How can information empower people while weakening dangerous governments or extreme elements?

Politicians who incite hatred can be mitigated by others on the ground. People mobilizing against the Iraq war were an example of less powerful actors making connections across boundaries and wide spaces, and that sort of thing can inspire hope. It is similar in Africa or on policies that people don't like regarding trade, human rights or others. All of these actors need to become more self conscious about their strategic use of technology. If we leave it to states or software developers, the sides we don't like may be the only ones to use the technology.

Typically the bad sides have more resources and rigid, closed brittle information systems will always play toward people with better resources.

If people had something to contest what was being broadcast around Rwanda, things might have been different. Radio [a powerful force in advocating the 1994 genocide] is a one-to-many form of communication. If others had a voice, more people might have been able to get away or combat the hatred. It opens up options, and that is the critical thing. The more people with a voice the better.

What did you learn from putting together "Bombs and Bandwidth?"

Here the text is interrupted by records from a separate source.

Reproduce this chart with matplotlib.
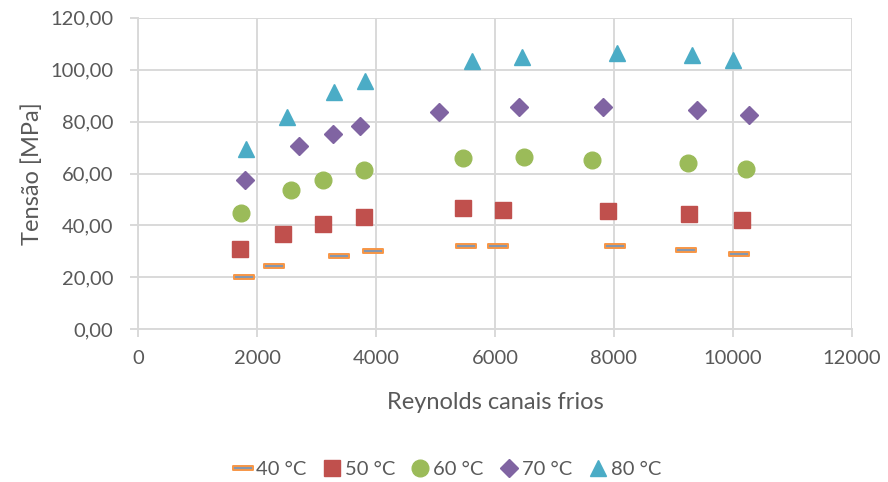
import matplotlib
matplotlib.use("Agg")
import matplotlib.pyplot as plt
from matplotlib.path import Path
from matplotlib.ticker import FuncFormatter, MultipleLocator
import numpy as np

# Reynolds number in the cold channels (x) and stress in MPa (y) per temperature
re_40 = [1770, 2290, 3370, 3940, 5520, 6050, 8020, 9220, 10100]
t_40 = [20.3, 24.4, 28.2, 30.1, 31.9, 32.0, 32.0, 30.6, 28.9]

re_50 = [1710, 2430, 3110, 3790, 5470, 6130, 7900, 9260, 10160]
t_50 = [30.8, 36.8, 40.4, 43.3, 46.7, 45.8, 45.7, 44.4, 42.1]

re_60 = [1730, 2570, 3110, 3790, 5460, 6480, 7640, 9240, 10220]
t_60 = [44.6, 53.8, 57.6, 61.4, 66.0, 66.2, 65.2, 64.0, 61.9]

re_70 = [1790, 2710, 3270, 3730, 5050, 6400, 7820, 9390, 10280]
t_70 = [57.6, 70.6, 75.4, 78.2, 83.6, 85.5, 85.7, 84.4, 82.7]

re_80 = [1820, 2500, 3290, 3810, 5620, 6460, 8060, 9310, 10000]
t_80 = [69.5, 81.9, 91.3, 95.8, 103.5, 104.8, 106.4, 105.7, 103.9]

labels = ["40 °C", "50 °C", "60 °C", "70 °C", "80 °C"]

text_color = "#595959"
grid_color = "#D9D9D9"
plt.rcParams["font.family"] = ["Lato", "DejaVu Sans"]

fig = plt.figure(figsize=(8.88, 4.82), dpi=100)
ax = fig.add_axes([138.3 / 888, 1 - 329.3 / 482, (851.7 - 138.3) / 888, (329.3 - 17.7) / 482])

# flat bar marker used for the 40 °C series
dash = Path([(-1, -0.22), (1, -0.22), (1, 0.22), (-1, 0.22), (-1, -0.22)],
            [Path.MOVETO, Path.LINETO, Path.LINETO, Path.LINETO, Path.CLOSEPOLY])

ax.plot(re_40, t_40, linestyle="none", marker=dash, markersize=15,
        markerfacecolor="#8497B0", markeredgecolor="#F79646", markeredgewidth=1.4,
        label=labels[0], zorder=3)
ax.plot(re_50, t_50, linestyle="none", marker="s", markersize=11,
        color="#C0504D", label=labels[1], zorder=3)
ax.plot(re_60, t_60, linestyle="none", marker="o", markersize=12,
        color="#9BBB59", label=labels[2], zorder=3)
ax.plot(re_70, t_70, linestyle="none", marker="D", markersize=9,
        color="#8064A2", label=labels[3], zorder=3)
ax.plot(re_80, t_80, linestyle="none", marker="^", markersize=12,
        color="#4BACC6", label=labels[4], zorder=3)

ax.set_xlim(0, 12000)
ax.set_ylim(0, 120)
ax.xaxis.set_major_locator(MultipleLocator(2000))
ax.yaxis.set_major_locator(MultipleLocator(20))
ax.yaxis.set_major_formatter(FuncFormatter(lambda v, p: f"{v:.2f}".replace(".", ",")))
ax.xaxis.set_major_formatter(FuncFormatter(lambda v, p: f"{v:.0f}"))

ax.grid(True, color=grid_color, linewidth=1.4, zorder=0)
ax.set_axisbelow(True)
for side in ["top", "right"]:
    ax.spines[side].set_visible(False)
for side in ["left", "bottom"]:
    ax.spines[side].set_color(grid_color)
    ax.spines[side].set_linewidth(1.4)

ax.tick_params(axis="both", colors=grid_color, labelcolor=text_color,
               labelsize=14.5, length=6, width=1.4)
ax.tick_params(axis="x", pad=9)
ax.tick_params(axis="y", pad=12)

ax.set_xlabel("Reynolds canais frios", fontsize=17, color=text_color, labelpad=18)
ax.set_ylabel("Tensão [MPa]", fontsize=17, color=text_color, labelpad=5)

leg = fig.legend(loc="center", bbox_to_anchor=(447 / 888, 1 - 469 / 482), ncol=5,
                 frameon=False, fontsize=14.5, handletextpad=0.15, columnspacing=0.75,
                 handlelength=1.0, borderaxespad=0)
for t in leg.get_texts():
    t.set_color(text_color)

fig.savefig("out.png", dpi=100)
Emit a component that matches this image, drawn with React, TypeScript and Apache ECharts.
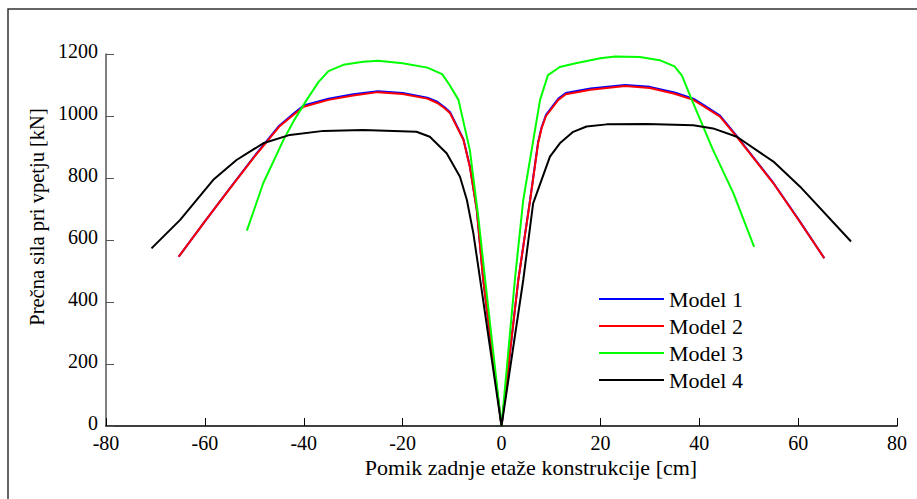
import React, { useEffect, useRef } from "react";
import * as echarts from "echarts";

// Model 1 (blue)
const m1X = [-65.3, -60, -55, -50, -45, -42, -40, -35, -30, -25, -20, -15, -13, -11.5, -10.4, -7.7, -6.4, -5, -3.7, 0, 3.4, 5.8, 7.4, 8.1, 9, 11.5, 13, 18, 25, 30, 35, 38.8, 41, 44.2, 47.6, 50, 55, 60, 65.3];
const m1Y = [546, 660, 766, 870, 968, 1009, 1034, 1056, 1070, 1080, 1074, 1059, 1046, 1028, 1012, 925, 838, 698, 471, 0, 471, 731, 915, 963, 1004, 1056, 1074, 1089, 1100, 1094, 1076, 1056, 1034, 1001, 935, 886, 784, 668, 541];
// Model 2 (red)
const m2X = [-65.3, -60, -55, -50, -45, -42, -40, -35, -30, -25, -20, -15, -13, -11.5, -10.4, -7.7, -6.4, -5, -3.7, 0, 3.4, 5.8, 7.4, 8.1, 9, 11.5, 13, 18, 25, 30, 35, 38.8, 41, 44.2, 47.6, 50, 55, 60, 65.3];
const m2Y = [546, 660, 765, 868, 965, 1005, 1030, 1052, 1066, 1077, 1071, 1056, 1042, 1025, 1009, 923, 836, 697, 471, 0, 471, 729, 912, 960, 1000, 1052, 1070, 1085, 1097, 1090, 1072, 1052, 1030, 998, 933, 884, 783, 667, 541];
// Model 3 (green)
const m3X = [-51.5, -48.2, -44.1, -42, -39.4, -37, -35, -32, -28, -25, -20, -15, -12, -10.5, -8.7, -6.4, -4.7, -3.3, 0, 2.7, 4.4, 7.8, 9.4, 11.8, 15, 20, 23, 28, 32, 35, 36.5, 38.5, 42.8, 46.9, 51.1];
const m3Y = [630, 783, 923, 985, 1052, 1110, 1145, 1165, 1175, 1178, 1170, 1156, 1135, 1100, 1052, 890, 675, 471, 0, 471, 729, 1052, 1132, 1158, 1170, 1186, 1192, 1190, 1180, 1160, 1130, 1052, 890, 751, 578];
// Model 4 (black)
const m4X = [-70.8, -65, -58.3, -53.6, -48.2, -42.8, -36, -28, -17.2, -14.5, -11.1, -8.4, -7, -5.7, -4.7, 0, 4.4, 6.4, 9.8, 11.8, 14.5, 17.2, 21.3, 29.4, 38.8, 42.8, 47.6, 55, 60.4, 70.7];
const m4Y = [573, 665, 794, 858, 912, 939, 952, 955, 949, 933, 880, 804, 729, 622, 514, 0, 471, 718, 869, 912, 949, 966, 973, 974, 970, 960, 933, 853, 772, 595];

const seriesNames = ["Model 1", "Model 2", "Model 3", "Model 4"];
const seriesColors = ["#0000ff", "#ff0000", "#00ff00", "#000000"];
const xTicks = { min: -80, max: 80, interval: 20 };
const yTicks = { min: 0, max: 1200, interval: 200 };

const zip = (xs: number[], ys: number[]) => xs.map((x, i) => [x, ys[i]]);

export default function App() {
  const ref = useRef<HTMLDivElement>(null);
  useEffect(() => {
    if (!ref.current) return;
    const chart = echarts.init(ref.current, null, { renderer: "svg" });
    const font = "Liberation Serif";
    const data = [zip(m1X, m1Y), zip(m2X, m2Y), zip(m3X, m3Y), zip(m4X, m4Y)];
    chart.setOption({
      animation: false,
      backgroundColor: "#ffffff",
      grid: { left: 106, right: 20, top: 54, bottom: 73, containLabel: false },
      xAxis: {
        type: "value",
        min: xTicks.min,
        max: xTicks.max,
        interval: xTicks.interval,
        axisLine: { show: true, onZero: false, lineStyle: { color: "#000", width: 1.5 } },
        axisTick: { show: true, inside: true, length: 8, lineStyle: { color: "#000" } },
        axisLabel: { fontFamily: font, fontSize: 20, color: "#000", margin: 9, lineHeight: 16, formatter: (v: number) => String(v) },
        splitLine: { show: false },
      },
      yAxis: {
        type: "value",
        min: yTicks.min,
        max: yTicks.max,
        interval: yTicks.interval,
        axisLine: { show: true, onZero: false, lineStyle: { color: "#555", width: 1.5 } },
        axisTick: { show: true, inside: true, length: 8, lineStyle: { color: "#555" } },
        axisLabel: { fontFamily: font, fontSize: 20, color: "#000", margin: 8, lineHeight: 6, verticalAlign: "bottom", formatter: (v: number) => String(v) },
        splitLine: { show: false },
      },
      legend: {
        orient: "vertical",
        left: 594,
        top: 283,
        icon: "rect",
        itemWidth: 65,
        itemHeight: 2,
        itemGap: 5,
        data: seriesNames,
        textStyle: { fontFamily: font, fontSize: 22, color: "#000", lineHeight: 20 },
      },
      graphic: [
        {
          type: "rect",
          shape: { x: 8, y: 9, width: 1000, height: 1000 },
          style: { fill: "none", stroke: "#333", lineWidth: 1.5 },
          silent: true,
        },
        {
          type: "text",
          x: 531,
          y: 467,
          style: {
            text: "Pomik zadnje etaže konstrukcije [cm]",
            fontFamily: font,
            fontSize: 22,
            fill: "#000",
            textAlign: "center",
            textVerticalAlign: "middle",
          },
        },
        {
          type: "text",
          x: 37,
          y: 217,
          rotation: Math.PI / 2,
          style: {
            text: "Prečna sila pri vpetju [kN]",
            fontFamily: font,
            fontSize: 20.5,
            fill: "#000",
            textAlign: "center",
            textVerticalAlign: "middle",
          },
        },
      ],
      series: seriesNames.map((name, i) => ({
        name,
        type: "line",
        data: data[i],
        showSymbol: false,
        symbol: "none",
        color: seriesColors[i],
        lineStyle: { color: seriesColors[i], width: 2 },
        z: 2 + i,
      })),
    });
    return () => chart.dispose();
  }, []);
  return (
    <div
      ref={ref}
      style={{ position: "absolute", left: 0, top: 0, width: 917, height: 499 }}
    />
  );
}
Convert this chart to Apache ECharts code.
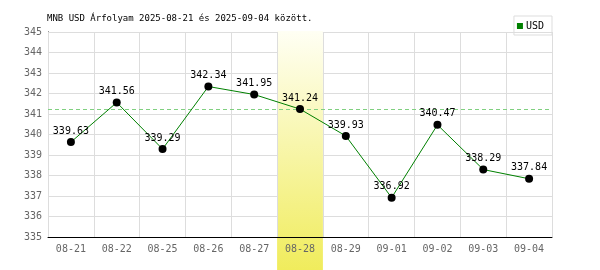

The basic tension between openness and a closed protected system is a theme that runs through the book. What also came out is that it is impossible to have a total surveillance society. Homeland Security, if it is trying to achieve a total information awareness, is by its very definition doomed to failure. Information and people are constantly changing. The systems you build in can only follow what is happening. Who is a good guy, who is a bad guy? The answers change. Software and categories of data are only as good as yesterday's analysis. The World Trade Center attacks make us think of airplanes used as missiles. The next time, it will be something else.

Is it possible that the security cure might be worse than the
insecurity disease?

We end up creating the nightmare we seek to avoid: a feeling of terror and paranoia as people open emails or look at documents that may be seen as unpatriotic, like the recent tape, allegedly from Osama bin Laden, distributed by Al Jazeera. The Arabic translation of that document was very limited and the media only reported small portions of it. Some people feared that they would be disseminating information for Bin Laden [if they passed it on], although other people are sharing information from the tape.

It is reminiscent of the Cold War when people were told to search out the Communist under every bed. It leads us to the question: Will the web sites that people are surfing or the information that people are sharing among themselves later be used against them?

Do you think U.S. Attorney General John Ashcroft understands what the Internet means to our lives, financially, socially, and professionally?

I think he has a good understanding of it as a commercial medium, which it may become exclusively, like radio. But this raises a fundamental question about whether a free society can have a free exchange of information and a robust public sphere-and that is not something I have seen in Ashcroft's agenda.

Also, anyone who looks even briefly at the history of the Internet understands that the way that it is used now is not a good predictor of how it will be used in the future. There are two sides to that: It could be reduced to a place to buy things from large corporations in a very closed way, or it could be a free sphere of information exchange in which people can search out whatever interests them.